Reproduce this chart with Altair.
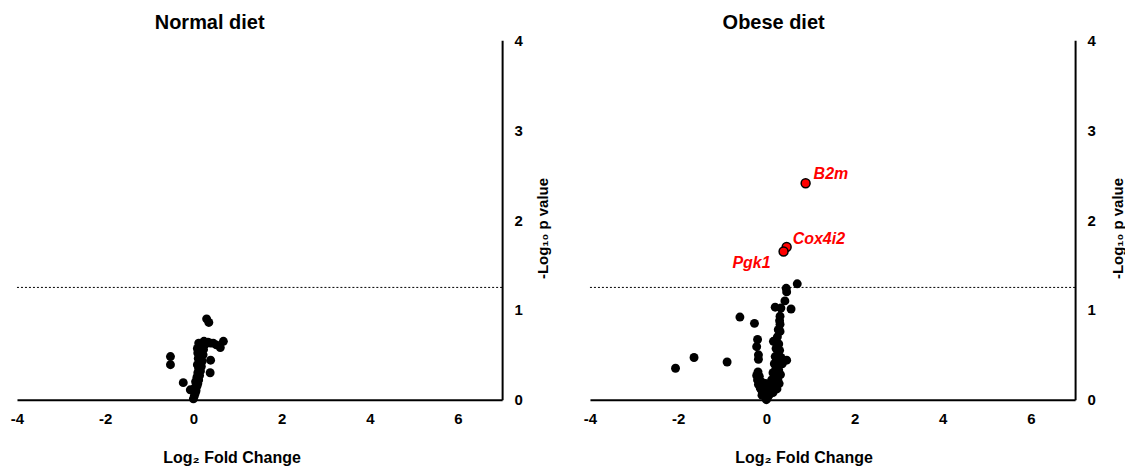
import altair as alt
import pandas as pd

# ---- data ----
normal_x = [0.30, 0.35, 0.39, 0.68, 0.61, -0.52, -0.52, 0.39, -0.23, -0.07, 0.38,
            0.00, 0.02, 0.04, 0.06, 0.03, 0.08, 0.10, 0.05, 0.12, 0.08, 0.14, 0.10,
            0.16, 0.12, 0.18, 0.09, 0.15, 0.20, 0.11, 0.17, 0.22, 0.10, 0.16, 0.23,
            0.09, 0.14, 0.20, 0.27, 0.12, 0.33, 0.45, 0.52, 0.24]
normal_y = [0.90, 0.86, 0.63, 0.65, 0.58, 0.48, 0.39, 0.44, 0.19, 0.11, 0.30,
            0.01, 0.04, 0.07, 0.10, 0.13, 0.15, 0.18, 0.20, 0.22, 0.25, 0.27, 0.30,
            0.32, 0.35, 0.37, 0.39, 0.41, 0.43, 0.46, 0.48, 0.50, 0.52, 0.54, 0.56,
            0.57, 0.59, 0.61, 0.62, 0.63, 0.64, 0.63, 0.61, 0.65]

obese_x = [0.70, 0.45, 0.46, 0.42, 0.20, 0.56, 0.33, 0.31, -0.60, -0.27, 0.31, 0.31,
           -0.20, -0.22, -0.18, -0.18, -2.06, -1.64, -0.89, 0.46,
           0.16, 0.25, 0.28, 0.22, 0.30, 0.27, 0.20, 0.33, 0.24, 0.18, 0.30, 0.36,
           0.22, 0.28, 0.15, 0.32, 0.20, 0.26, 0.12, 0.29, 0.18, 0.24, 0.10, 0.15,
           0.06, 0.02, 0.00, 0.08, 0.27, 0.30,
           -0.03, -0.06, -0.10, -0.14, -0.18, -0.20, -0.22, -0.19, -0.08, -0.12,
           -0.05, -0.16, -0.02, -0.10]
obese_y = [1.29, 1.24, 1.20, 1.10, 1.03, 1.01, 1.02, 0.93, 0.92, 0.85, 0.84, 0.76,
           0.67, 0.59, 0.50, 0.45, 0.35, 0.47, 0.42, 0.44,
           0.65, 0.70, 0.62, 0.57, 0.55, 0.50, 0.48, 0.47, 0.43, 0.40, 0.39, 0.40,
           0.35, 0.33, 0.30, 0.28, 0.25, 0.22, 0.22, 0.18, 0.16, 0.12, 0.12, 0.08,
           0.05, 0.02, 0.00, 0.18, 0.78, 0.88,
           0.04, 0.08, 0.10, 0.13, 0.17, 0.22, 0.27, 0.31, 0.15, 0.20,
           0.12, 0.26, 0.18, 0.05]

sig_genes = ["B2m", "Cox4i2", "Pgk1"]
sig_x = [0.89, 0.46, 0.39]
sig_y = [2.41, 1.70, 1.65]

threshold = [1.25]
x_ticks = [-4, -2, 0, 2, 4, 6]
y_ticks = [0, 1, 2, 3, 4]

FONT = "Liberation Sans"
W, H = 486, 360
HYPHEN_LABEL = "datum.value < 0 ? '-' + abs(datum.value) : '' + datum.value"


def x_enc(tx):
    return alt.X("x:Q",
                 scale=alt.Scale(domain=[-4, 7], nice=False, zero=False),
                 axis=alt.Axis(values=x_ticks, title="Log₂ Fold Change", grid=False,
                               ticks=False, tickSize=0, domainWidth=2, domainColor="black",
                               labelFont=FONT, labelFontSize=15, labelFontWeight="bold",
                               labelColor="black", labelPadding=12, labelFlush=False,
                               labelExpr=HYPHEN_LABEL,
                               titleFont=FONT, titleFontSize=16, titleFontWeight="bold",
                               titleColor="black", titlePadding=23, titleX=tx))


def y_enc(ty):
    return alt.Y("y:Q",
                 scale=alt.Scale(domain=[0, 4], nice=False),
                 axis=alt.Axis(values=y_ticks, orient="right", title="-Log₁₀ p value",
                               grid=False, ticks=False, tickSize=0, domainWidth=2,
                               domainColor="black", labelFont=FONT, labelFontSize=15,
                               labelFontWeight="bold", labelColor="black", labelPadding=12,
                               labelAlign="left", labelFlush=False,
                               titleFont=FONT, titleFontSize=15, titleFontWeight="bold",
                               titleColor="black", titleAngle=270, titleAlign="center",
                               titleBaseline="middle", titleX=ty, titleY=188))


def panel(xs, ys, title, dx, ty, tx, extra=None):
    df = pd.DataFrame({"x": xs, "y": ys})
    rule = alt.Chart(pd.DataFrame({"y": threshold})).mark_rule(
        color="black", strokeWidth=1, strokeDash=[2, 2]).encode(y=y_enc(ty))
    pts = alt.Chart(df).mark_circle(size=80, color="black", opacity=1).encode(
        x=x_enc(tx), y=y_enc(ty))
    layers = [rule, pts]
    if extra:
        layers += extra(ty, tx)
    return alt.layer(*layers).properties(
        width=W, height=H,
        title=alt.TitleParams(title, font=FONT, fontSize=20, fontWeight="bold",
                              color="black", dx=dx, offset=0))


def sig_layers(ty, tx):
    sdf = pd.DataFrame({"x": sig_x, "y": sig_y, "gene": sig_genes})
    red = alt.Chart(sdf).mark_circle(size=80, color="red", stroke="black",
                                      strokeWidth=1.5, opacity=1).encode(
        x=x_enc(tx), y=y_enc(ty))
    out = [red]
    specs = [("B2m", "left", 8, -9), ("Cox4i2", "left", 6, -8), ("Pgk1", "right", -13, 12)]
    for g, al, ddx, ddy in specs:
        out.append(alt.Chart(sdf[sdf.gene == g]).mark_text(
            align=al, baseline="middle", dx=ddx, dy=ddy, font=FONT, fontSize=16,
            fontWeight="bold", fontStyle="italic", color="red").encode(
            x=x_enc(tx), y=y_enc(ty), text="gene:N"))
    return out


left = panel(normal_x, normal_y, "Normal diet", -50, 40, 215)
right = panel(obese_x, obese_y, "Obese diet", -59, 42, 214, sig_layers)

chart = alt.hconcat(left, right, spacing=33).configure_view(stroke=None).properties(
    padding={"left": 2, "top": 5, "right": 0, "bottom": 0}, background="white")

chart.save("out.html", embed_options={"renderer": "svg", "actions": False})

+---+

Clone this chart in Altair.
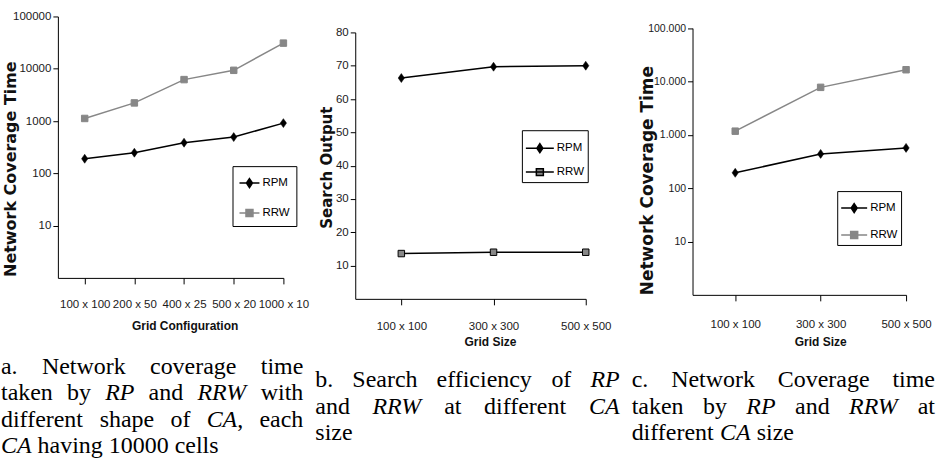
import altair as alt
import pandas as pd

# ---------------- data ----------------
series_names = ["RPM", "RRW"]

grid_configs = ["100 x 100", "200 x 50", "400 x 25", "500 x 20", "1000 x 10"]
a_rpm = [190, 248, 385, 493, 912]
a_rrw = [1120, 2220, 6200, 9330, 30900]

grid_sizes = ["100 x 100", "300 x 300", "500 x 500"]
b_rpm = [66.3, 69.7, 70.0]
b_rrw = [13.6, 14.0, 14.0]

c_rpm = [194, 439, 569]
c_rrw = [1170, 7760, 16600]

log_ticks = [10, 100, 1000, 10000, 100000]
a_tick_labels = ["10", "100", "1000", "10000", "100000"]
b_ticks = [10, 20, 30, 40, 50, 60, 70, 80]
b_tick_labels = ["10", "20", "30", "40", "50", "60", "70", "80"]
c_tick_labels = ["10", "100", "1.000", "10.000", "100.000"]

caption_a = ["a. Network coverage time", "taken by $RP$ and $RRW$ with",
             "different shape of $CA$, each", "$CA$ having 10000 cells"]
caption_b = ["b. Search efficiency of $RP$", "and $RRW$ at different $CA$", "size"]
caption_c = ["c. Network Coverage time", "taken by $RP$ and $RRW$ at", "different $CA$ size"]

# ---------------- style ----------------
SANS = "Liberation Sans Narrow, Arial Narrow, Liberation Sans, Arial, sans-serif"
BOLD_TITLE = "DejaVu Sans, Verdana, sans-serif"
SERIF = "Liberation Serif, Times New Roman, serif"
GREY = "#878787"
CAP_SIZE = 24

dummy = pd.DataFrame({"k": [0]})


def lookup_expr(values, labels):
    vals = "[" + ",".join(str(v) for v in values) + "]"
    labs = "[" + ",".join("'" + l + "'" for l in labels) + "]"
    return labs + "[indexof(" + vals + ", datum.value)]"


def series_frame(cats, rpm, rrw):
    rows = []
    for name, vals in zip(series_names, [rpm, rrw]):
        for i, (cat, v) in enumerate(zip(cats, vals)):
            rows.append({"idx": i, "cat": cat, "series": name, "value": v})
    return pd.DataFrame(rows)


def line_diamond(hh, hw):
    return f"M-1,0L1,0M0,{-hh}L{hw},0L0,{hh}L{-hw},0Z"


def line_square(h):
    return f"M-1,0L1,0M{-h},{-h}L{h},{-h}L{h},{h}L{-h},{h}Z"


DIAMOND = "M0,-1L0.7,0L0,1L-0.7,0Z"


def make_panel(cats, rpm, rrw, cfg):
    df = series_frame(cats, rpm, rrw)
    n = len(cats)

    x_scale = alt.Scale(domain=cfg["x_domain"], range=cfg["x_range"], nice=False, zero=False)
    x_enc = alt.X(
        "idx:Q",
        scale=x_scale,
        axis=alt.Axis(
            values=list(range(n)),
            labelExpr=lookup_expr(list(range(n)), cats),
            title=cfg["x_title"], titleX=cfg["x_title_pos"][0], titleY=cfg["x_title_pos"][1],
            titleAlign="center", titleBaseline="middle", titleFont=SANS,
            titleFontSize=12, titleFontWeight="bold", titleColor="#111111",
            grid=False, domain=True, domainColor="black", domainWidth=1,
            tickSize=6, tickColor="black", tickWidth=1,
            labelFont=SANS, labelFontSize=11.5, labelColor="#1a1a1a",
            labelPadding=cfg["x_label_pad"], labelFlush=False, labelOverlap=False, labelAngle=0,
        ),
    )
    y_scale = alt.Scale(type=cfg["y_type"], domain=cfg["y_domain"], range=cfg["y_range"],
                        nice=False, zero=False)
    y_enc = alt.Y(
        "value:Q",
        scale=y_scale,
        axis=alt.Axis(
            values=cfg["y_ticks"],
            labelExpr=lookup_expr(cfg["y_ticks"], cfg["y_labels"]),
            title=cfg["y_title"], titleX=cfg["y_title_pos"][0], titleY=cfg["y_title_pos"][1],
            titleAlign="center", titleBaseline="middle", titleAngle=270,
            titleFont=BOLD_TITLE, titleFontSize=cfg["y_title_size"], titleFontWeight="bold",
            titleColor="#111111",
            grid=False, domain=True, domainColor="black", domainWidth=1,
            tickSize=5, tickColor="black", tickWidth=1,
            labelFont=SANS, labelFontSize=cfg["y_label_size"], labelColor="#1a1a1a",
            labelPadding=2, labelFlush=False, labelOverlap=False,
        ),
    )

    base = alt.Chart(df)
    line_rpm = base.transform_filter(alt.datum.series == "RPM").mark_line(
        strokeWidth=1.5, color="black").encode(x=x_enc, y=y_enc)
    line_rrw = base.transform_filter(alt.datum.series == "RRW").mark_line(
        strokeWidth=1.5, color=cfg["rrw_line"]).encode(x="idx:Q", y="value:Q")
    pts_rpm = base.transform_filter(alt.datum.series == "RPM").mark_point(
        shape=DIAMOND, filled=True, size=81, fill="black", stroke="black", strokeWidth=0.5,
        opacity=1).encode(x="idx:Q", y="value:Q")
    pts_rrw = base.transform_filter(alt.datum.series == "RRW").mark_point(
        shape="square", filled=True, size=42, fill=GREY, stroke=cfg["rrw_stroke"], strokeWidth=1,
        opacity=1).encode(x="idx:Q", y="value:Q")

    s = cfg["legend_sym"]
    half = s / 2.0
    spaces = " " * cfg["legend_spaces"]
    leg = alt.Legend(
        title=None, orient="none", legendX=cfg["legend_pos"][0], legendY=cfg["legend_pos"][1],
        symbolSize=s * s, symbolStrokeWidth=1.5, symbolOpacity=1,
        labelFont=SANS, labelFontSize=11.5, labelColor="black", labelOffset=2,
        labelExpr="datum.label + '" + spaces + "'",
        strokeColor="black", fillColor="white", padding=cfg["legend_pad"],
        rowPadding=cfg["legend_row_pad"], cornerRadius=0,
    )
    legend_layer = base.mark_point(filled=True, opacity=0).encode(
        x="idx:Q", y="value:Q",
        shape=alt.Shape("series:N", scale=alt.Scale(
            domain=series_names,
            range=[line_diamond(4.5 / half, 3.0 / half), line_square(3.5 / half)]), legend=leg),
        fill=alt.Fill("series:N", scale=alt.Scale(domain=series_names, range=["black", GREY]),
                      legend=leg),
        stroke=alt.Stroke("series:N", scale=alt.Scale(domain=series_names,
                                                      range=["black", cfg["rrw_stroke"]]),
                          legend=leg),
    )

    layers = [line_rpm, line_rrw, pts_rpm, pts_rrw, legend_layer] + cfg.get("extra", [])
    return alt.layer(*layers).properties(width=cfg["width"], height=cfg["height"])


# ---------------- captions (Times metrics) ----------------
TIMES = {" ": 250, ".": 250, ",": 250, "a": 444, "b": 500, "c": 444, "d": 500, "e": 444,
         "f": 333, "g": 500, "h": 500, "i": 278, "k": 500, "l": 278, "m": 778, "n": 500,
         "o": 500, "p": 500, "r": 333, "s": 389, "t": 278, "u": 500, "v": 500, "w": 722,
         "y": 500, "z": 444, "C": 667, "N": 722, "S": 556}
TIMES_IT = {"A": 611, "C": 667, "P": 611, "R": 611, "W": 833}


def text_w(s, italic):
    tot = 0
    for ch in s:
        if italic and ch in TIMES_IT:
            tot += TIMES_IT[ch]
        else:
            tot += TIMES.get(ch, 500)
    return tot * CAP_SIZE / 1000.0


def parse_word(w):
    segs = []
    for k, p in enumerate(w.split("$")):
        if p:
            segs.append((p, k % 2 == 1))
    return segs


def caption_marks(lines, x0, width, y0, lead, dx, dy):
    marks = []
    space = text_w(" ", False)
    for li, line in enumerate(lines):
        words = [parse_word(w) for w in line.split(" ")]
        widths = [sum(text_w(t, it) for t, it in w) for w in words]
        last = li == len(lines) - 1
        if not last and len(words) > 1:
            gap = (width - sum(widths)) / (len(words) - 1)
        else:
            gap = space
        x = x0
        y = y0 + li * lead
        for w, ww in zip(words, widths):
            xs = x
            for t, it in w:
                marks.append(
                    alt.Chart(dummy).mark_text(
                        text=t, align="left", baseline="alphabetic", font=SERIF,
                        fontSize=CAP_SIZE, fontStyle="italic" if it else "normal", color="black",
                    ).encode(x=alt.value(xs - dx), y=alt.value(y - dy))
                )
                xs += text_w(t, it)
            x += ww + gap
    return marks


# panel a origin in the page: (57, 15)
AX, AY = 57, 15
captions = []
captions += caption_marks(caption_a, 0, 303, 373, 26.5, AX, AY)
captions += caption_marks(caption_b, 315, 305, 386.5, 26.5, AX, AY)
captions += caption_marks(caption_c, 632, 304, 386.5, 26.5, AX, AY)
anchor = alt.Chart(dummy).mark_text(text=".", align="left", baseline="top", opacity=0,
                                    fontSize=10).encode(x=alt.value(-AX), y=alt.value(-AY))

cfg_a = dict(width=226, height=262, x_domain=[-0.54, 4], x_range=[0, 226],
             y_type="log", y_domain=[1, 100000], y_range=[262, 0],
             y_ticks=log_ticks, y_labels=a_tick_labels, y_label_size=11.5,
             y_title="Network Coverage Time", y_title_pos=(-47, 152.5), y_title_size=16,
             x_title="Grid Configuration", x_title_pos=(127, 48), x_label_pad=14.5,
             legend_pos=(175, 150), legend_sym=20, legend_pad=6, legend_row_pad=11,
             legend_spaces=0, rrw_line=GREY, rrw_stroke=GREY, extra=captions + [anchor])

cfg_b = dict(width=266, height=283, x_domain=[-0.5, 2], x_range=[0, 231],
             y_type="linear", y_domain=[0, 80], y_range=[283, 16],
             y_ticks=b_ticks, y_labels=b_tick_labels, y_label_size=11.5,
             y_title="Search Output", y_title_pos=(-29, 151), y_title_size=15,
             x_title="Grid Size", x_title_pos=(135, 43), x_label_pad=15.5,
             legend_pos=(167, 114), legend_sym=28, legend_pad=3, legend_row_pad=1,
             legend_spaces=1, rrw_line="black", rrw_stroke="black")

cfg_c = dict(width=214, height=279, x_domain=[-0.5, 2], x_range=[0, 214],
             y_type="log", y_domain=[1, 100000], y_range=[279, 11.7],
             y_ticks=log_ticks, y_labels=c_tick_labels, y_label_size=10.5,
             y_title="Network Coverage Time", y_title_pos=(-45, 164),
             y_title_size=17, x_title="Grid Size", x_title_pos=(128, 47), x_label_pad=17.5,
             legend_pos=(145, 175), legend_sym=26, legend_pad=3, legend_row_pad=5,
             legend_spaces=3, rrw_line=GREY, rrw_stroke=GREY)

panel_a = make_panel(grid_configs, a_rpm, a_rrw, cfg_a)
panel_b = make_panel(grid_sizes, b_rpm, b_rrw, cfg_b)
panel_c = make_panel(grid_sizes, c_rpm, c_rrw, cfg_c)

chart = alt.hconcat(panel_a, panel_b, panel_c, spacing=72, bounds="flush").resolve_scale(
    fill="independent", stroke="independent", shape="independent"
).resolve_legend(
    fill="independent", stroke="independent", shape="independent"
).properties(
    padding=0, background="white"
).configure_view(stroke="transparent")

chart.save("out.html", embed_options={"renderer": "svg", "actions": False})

+---+

__Given request__.
In the listing above, find the line with "Reproduce this chart with Altair." and the line with "0.12, 0.26, 0.18, 0.05]". Copy exactly those two and every line between, without the pictures.

__Exercise response__.
Reproduce this chart with Altair.
import altair as alt
import pandas as pd

# ---- data ----
normal_x = [0.30, 0.35, 0.39, 0.68, 0.61, -0.52, -0.52, 0.39, -0.23, -0.07, 0.38,
            0.00, 0.02, 0.04, 0.06, 0.03, 0.08, 0.10, 0.05, 0.12, 0.08, 0.14, 0.10,
            0.16, 0.12, 0.18, 0.09, 0.15, 0.20, 0.11, 0.17, 0.22, 0.10, 0.16, 0.23,
            0.09, 0.14, 0.20, 0.27, 0.12, 0.33, 0.45, 0.52, 0.24]
normal_y = [0.90, 0.86, 0.63, 0.65, 0.58, 0.48, 0.39, 0.44, 0.19, 0.11, 0.30,
            0.01, 0.04, 0.07, 0.10, 0.13, 0.15, 0.18, 0.20, 0.22, 0.25, 0.27, 0.30,
            0.32, 0.35, 0.37, 0.39, 0.41, 0.43, 0.46, 0.48, 0.50, 0.52, 0.54, 0.56,
            0.57, 0.59, 0.61, 0.62, 0.63, 0.64, 0.63, 0.61, 0.65]

obese_x = [0.70, 0.45, 0.46, 0.42, 0.20, 0.56, 0.33, 0.31, -0.60, -0.27, 0.31, 0.31,
           -0.20, -0.22, -0.18, -0.18, -2.06, -1.64, -0.89, 0.46,
           0.16, 0.25, 0.28, 0.22, 0.30, 0.27, 0.20, 0.33, 0.24, 0.18, 0.30, 0.36,
           0.22, 0.28, 0.15, 0.32, 0.20, 0.26, 0.12, 0.29, 0.18, 0.24, 0.10, 0.15,
           0.06, 0.02, 0.00, 0.08, 0.27, 0.30,
           -0.03, -0.06, -0.10, -0.14, -0.18, -0.20, -0.22, -0.19, -0.08, -0.12,
           -0.05, -0.16, -0.02, -0.10]
obese_y = [1.29, 1.24, 1.20, 1.10, 1.03, 1.01, 1.02, 0.93, 0.92, 0.85, 0.84, 0.76,
           0.67, 0.59, 0.50, 0.45, 0.35, 0.47, 0.42, 0.44,
           0.65, 0.70, 0.62, 0.57, 0.55, 0.50, 0.48, 0.47, 0.43, 0.40, 0.39, 0.40,
           0.35, 0.33, 0.30, 0.28, 0.25, 0.22, 0.22, 0.18, 0.16, 0.12, 0.12, 0.08,
           0.05, 0.02, 0.00, 0.18, 0.78, 0.88,
           0.04, 0.08, 0.10, 0.13, 0.17, 0.22, 0.27, 0.31, 0.15, 0.20,
           0.12, 0.26, 0.18, 0.05]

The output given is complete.